French company Total has won the right to prospect in new blocks west of Shetland.
Licences have been awarded north-west of the Isle of Lewis, as well as some to the west of the Isle of Wight and off the Cumbrian coast.
Prominent among the companies to have won licences from the Department for Energy and Climate Change are Statoil, owned by the Norwegian government, Taqa, controlled from Abu Dhabi, and Enquest, an exploration specialist based in Aberdeen.
Another Aberdeen-based firm, Faroe Petroleum, was awarded two licences which will extend its acreage around the Perth/Dolphin/Lowlander field development.
Although there is significant interest in winning licences, many of them are subject to environmental assessments before drilling can take place.

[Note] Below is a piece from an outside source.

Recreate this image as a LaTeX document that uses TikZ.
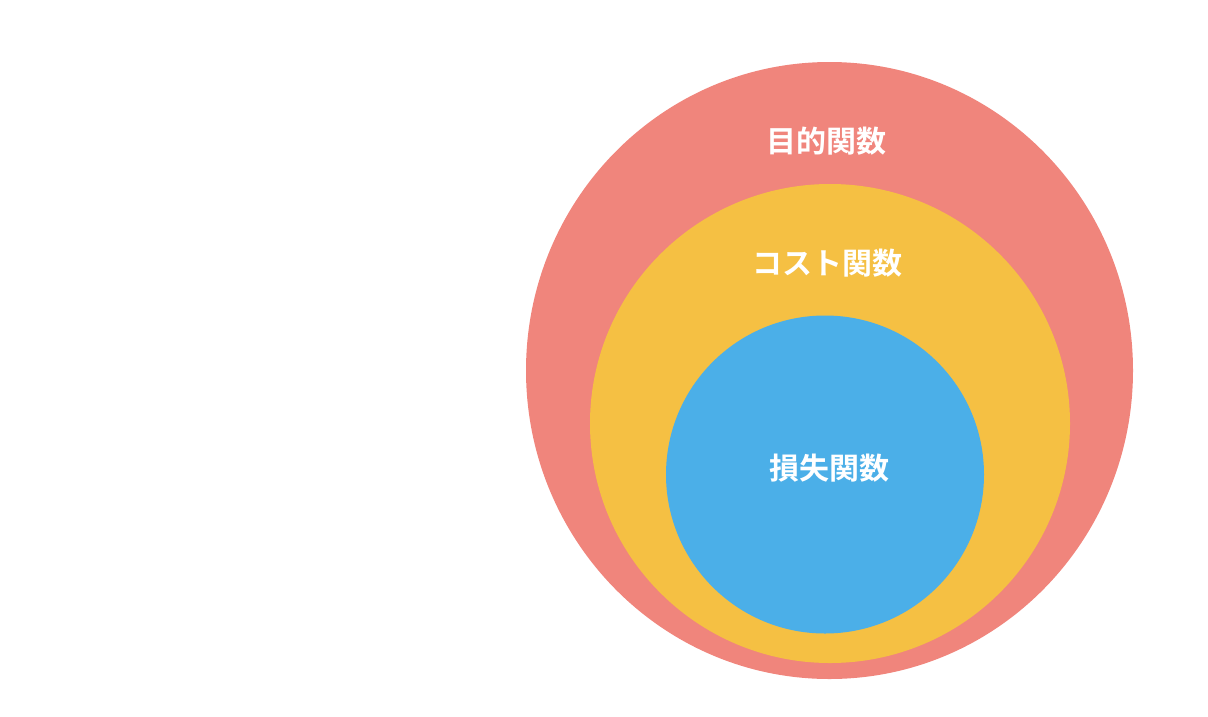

More significant for the industry at present is the lack of drilling, following poor recent results, high drilling and operating costs, and the falling price of oil.
Last year, only 15 exploratory wells were sunk.
The industry is pressing the UK Treasury for a more attractive tax regime in order to extract the maximum amount of oil and gas from under UK waters, at a time when fields are maturing and equipment is ageing.
Matthew Hancock, business and energy minister, said: "The North Sea provides a safe, secure, home-grown energy supply for the UK. We are determined to make the most out of it.
"This successful licensing round, which is on track to be one of biggest rounds ever in five decades, is a boost for the UK economy and shows that our long-term economic plan is working.
"We are creating more jobs by backing business with better infrastructure investment. Industry are scrambling over themselves invest in the UK and explore for energy".